Amy Buckalter didn't give it a second thought when she decided to use Facebook to advertise for her start-up, Pulse, in late 2017. Buckalter knew her male friends saw all sorts of raunchy ads addressing erectile dysfunction on Facebook constantly, so she figured her lubricant for women going through menopause would be just fine.
She was wrong.
For the past year and a half, Pulse has had most of its ads blocked by Facebook, and it is not alone. The Seattle start-up is one of several direct-to-consumer brands selling lubricants for women going through menopause that told CNBC they are prevented by Facebook from advertising on its service.

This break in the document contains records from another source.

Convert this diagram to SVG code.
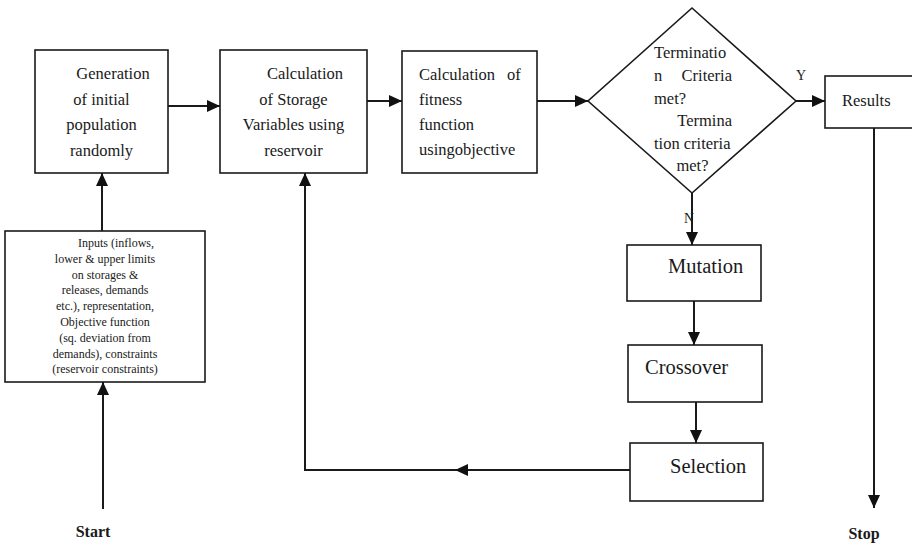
<svg xmlns="http://www.w3.org/2000/svg" width="912" height="545" viewBox="0 0 912 545">
<style>
.box{fill:#fff;stroke:#1a1a1a;stroke-width:1.6}
.t{font-family:"Liberation Serif","Times New Roman",serif;fill:#1a1a1a}
.m{font-size:16.5px}
.s{font-size:12px}
.b{font-size:20.5px}
.c{text-anchor:middle}
.e{text-anchor:end}
.conn{fill:none;stroke:#1a1a1a;stroke-width:2}
</style>
<defs>
<marker id="ah" viewBox="0 0 13 12" refX="13" refY="6" markerWidth="13" markerHeight="12" markerUnits="userSpaceOnUse" orient="auto">
<path d="M0,0 L13,6 L0,12 Z" fill="#111"/>
</marker>
</defs>
<rect width="912" height="545" fill="#fff"/>
<g id="connectors">
<path class="conn" d="M103,509 V382" marker-end="url(#ah)"/>
<path class="conn" d="M102,231 V173" marker-end="url(#ah)"/>
<path class="conn" d="M168,106 H220" marker-end="url(#ah)"/>
<path class="conn" d="M367,101 H402" marker-end="url(#ah)"/>
<path class="conn" d="M537,101 H588" marker-end="url(#ah)"/>
<path class="conn" d="M796,101 H825" marker-end="url(#ah)"/>
<path class="conn" d="M692,193 V245" marker-end="url(#ah)"/>
<path class="conn" d="M694,301 V345" marker-end="url(#ah)"/>
<path class="conn" d="M696,402 V443" marker-end="url(#ah)"/>
<path class="conn" d="M630,470 H455" marker-end="url(#ah)"/>
<path class="conn" d="M455,470 H305 V173" stroke-width="1.6" marker-end="url(#ah)"/>
<path class="conn" d="M874,128 V508" marker-end="url(#ah)"/>
<text class="t" x="796" y="80" font-size="14">Y</text>
<text class="t" x="684" y="223" font-size="14">N</text>
</g>
<g id="start"><text class="t" x="93" y="537" font-size="16" font-weight="bold" text-anchor="middle">Start</text></g>
<g id="stop"><text class="t" x="864" y="539" font-size="16" font-weight="bold" text-anchor="middle">Stop</text></g>
<g id="inputs">
<rect class="box" x="5" y="231" width="200" height="151"/>
<text class="t s c" x="105" y="247"><tspan x="116">Inputs (inflows,</tspan><tspan x="105" dy="15.8">lower &amp; upper limits</tspan><tspan x="105" dy="15.8">on storages &amp;</tspan><tspan x="105" dy="15.8">releases, demands</tspan><tspan x="105" dy="15.8">etc.), representation,</tspan><tspan x="105" dy="15.8">Objective function</tspan><tspan x="105" dy="15.8">(sq. deviation from</tspan><tspan x="105" dy="15.8">demands), constraints</tspan><tspan x="105" dy="15.8">(reservoir constraints)</tspan></text>
</g>
<g id="generation">
<rect class="box" x="35" y="50" width="133" height="123"/>
<text class="t m c" y="79"><tspan x="113">Generation</tspan><tspan x="101.5" dy="25.5">of initial</tspan><tspan x="101.5" dy="25.5">population</tspan><tspan x="101.5" dy="25.5">randomly</tspan></text>
</g>
<g id="storage">
<rect class="box" x="220" y="50" width="147" height="123"/>
<text class="t m c" y="79"><tspan x="305">Calculation</tspan><tspan x="293.5" dy="25.5">of Storage</tspan><tspan x="293.5" dy="25.5">Variables using</tspan><tspan x="293.5" dy="25.5">reservoir</tspan></text>
</g>
<g id="fitness">
<rect class="box" x="402" y="51" width="135" height="122"/>
<text class="t m" x="419" y="80">Calculation</text>
<text class="t m" x="507" y="80">of</text>
<text class="t m" x="419" y="105">fitness</text>
<text class="t m" x="419" y="130">function</text>
<text class="t m" x="419" y="155">usingobjective</text>
</g>
<g id="decision">
<polygon class="box" points="692,8 796,101 692,193 588,101"/>
<text class="t m" x="654" y="58">Terminatio</text>
<text class="t m" x="654" y="81">n</text>
<text class="t m e" x="732" y="81">Criteria</text>
<text class="t m" x="654" y="104">met?</text>
<text class="t m e" x="732" y="126">Termina</text>
<text class="t m" x="654" y="149">tion criteria</text>
<text class="t m c" x="692.5" y="171">met?</text>
</g>
<g id="results">
<rect class="box" x="825" y="76" width="100" height="52"/>
<text class="t m" x="842" y="106">Results</text>
</g>
<g id="mutation">
<rect class="box" x="627" y="245" width="134" height="56"/>
<text class="t b" x="668" y="273">Mutation</text>
</g>
<g id="crossover">
<rect class="box" x="628" y="345" width="134" height="57"/>
<text class="t b" x="645" y="374">Crossover</text>
</g>
<g id="selection">
<rect class="box" x="630" y="443" width="133" height="58"/>
<text class="t b" x="670" y="473">Selection</text>
</g>
</svg>
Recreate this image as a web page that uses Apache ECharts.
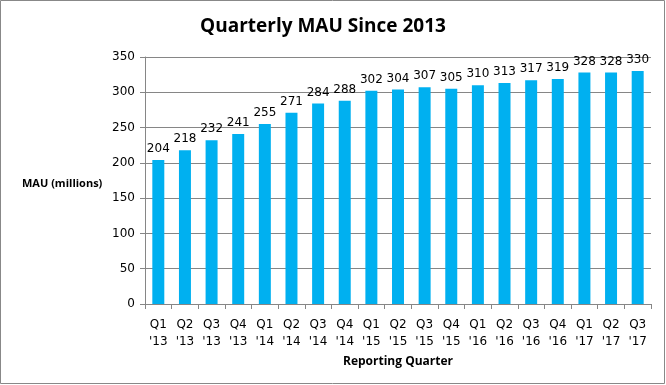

These companies claim their experiences show how Facebook is inconsistent with how it applies its policies to pick and choose which companies are allowed to advertise on the social network. Pulse, along with Genneve, Unbound and women's health expert Dr. Anna Cabeca say Facebook has a double standard that allows brands that target men to run ads but block the equivalent for women.
While male-focused brands like Roman and Hims are able to run ads with mentions of "premature ejaculation" or "E.D.," which stands for erectile dysfunction, Pulse and its peers have to be overly cautious about the terminology they pick. As expected, any mention of a reproductive organ is an automatic rejection, but many other terms often get vetoed.
"It has been a battle with Facebook. It has been basically gender bias with Facebook," Buckalter told CNBC. "And it's cost me money."
Facebook says it tries to walk a fine line with ads that address adult products.
"All ads are equally subject to our advertising policies, which are stricter than our community standards," a Facebook rep told CNBC, in a statement. "Facebook has long had a policy that limits ads with adult content and adult products in part because we take into account the wide array of people from varying cultures and countries who see them. We continue to review these specific ads."